4. Make Sonic’s environment seem natural
Sonic world often features bizarre loop-di-loops , random underground tunnels, and a whole host of other bizarre physical obstacles. The challenge of a new game in this style would be to incorporate all of those bizarre landscapes into an environment. When an environment in a game seems to be natural –that is, it doesn’t feel like it was “created” by a “level designer” but has always existed- the player becomes more attached to the world, and can allow the player to have more fun than if placed in an extremely obvious an artificial environment. Games like Assassins Creed and the Naruto game on the 360 both featured extremely “natural” environments that enhanced the believability of these ridiculous games. Making that work for a Sonic game is certainly a tricky proposition, but a successful one will be remembered as one of the greatest areas ever designed for the franchise.
The Level Design in Assassin's Creed didn't even feel like level design. It was a surprisingly natural world, and it made Altair's powers more impressive in context.
The Level Design in Assassin's Creed didn't even feel like level design. It was a surprisingly natural world, and it made Altair's powers more impressive in context.

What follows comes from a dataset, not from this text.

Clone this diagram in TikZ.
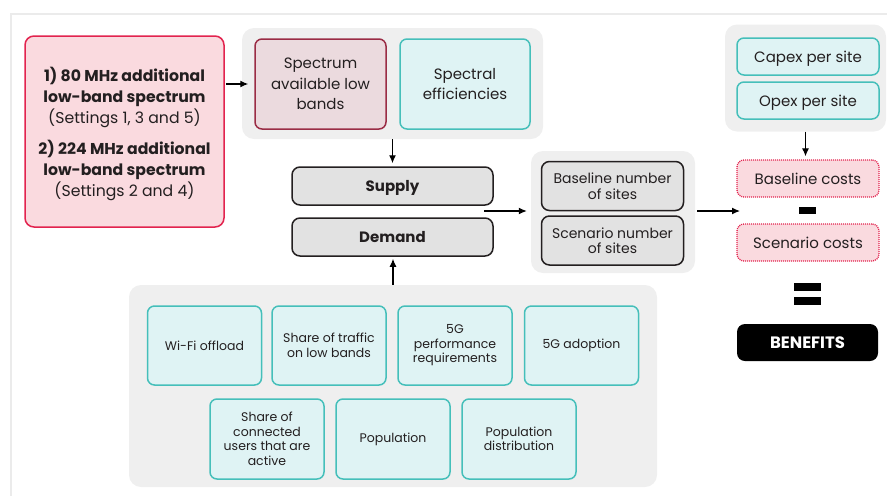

5. Nostalgia should be subtle.
Yes, I know I spent the beginning of this blog post( God, that must have been 4 hours ago at this point) that nostalgia can ruin games and bamboozle players into thinking that they are having fun. However, a few clever references to older games/characters can provide players with the sensation that the game makers do, in fact, love the previous game in the franchise. When a game beats you over the head with nostalgia(Super Smash Bros. Melee) it ceases to feel genuine, especially when it doesn’t hide problems with the gameplay. Just a few references to Sonic’s past efforts or other adventures can remind players that this game was developed by people who LOVE games.


6. Fix the controls
Here we’re getting into the obvious stuff, but this new open world Sonic game would not be able to function with the old 3-D platformers control scheme. Put in a camera that actually works. Give Sonic more responsive controls especially for movement. Let Sonic navigate areas without forcing the player to destroy a game controller in rage and disgust.

7. Give Sonic some more subtle abilities
This is an idea I've been toying with in my mind since I remembered how good Starbreeze's
"The Chronicles of Riddick" game was. One of that game's most notable achievements was creating a very subtle way to let the player know that he was sufficiently hidden in the dark: the screen would be tinted purple. It was an extremely minimalistic choice that worked beautifully.

So why not apply it to an open world Sonic game? As Sonic is coming up to a 90 degree turn, slowly tint the screen a color(blue for example!). When the screen is tinted as much as the developers intended, offer the player some sequence of buttons to make the sharp turn.
When Sonic is coming up to a jump, slowly tint the screen a different color(let's say green!).Increase the tint's color untill, when it reaches the developers logical limit, the player is at the point where they need to jump. this saves the player from spending too much time spinning the camera to look for upcomming turns and jumps, while also keeping Sonic moving. This could be applied to any aspect of the game!

7. Get rid of anime voice acting
Hell, keep the characters from speaking all together. That’d be just fine too.
I hate you so much.
I hate you so much.

8. Ditch the ludicrous, extraneous characters
Sonic, Tails,, Robotnik, Knuckles. That's it.
If you like Shadow the Hedgehog, as a character or game, you are everything that’s wrong with video games.
If you like Shadow the Hedgehog, as a character or game, you are everything that’s wrong with video games.

There are certainly other little design choices and changes I could make to the Sonic franchise, and some of the design changes are pretty obvious but the most important change I wanted to illustrate was the shift from the fake 3-D of the new Sonic platformers to actual 3-D. this is the most radical change that could be made to the franchise, but it would ultimately provide so many opportunities for the design team to get creative, and to finally put out a Sonic game worthy, not just of its legacy, but of this ridiculous blog entry.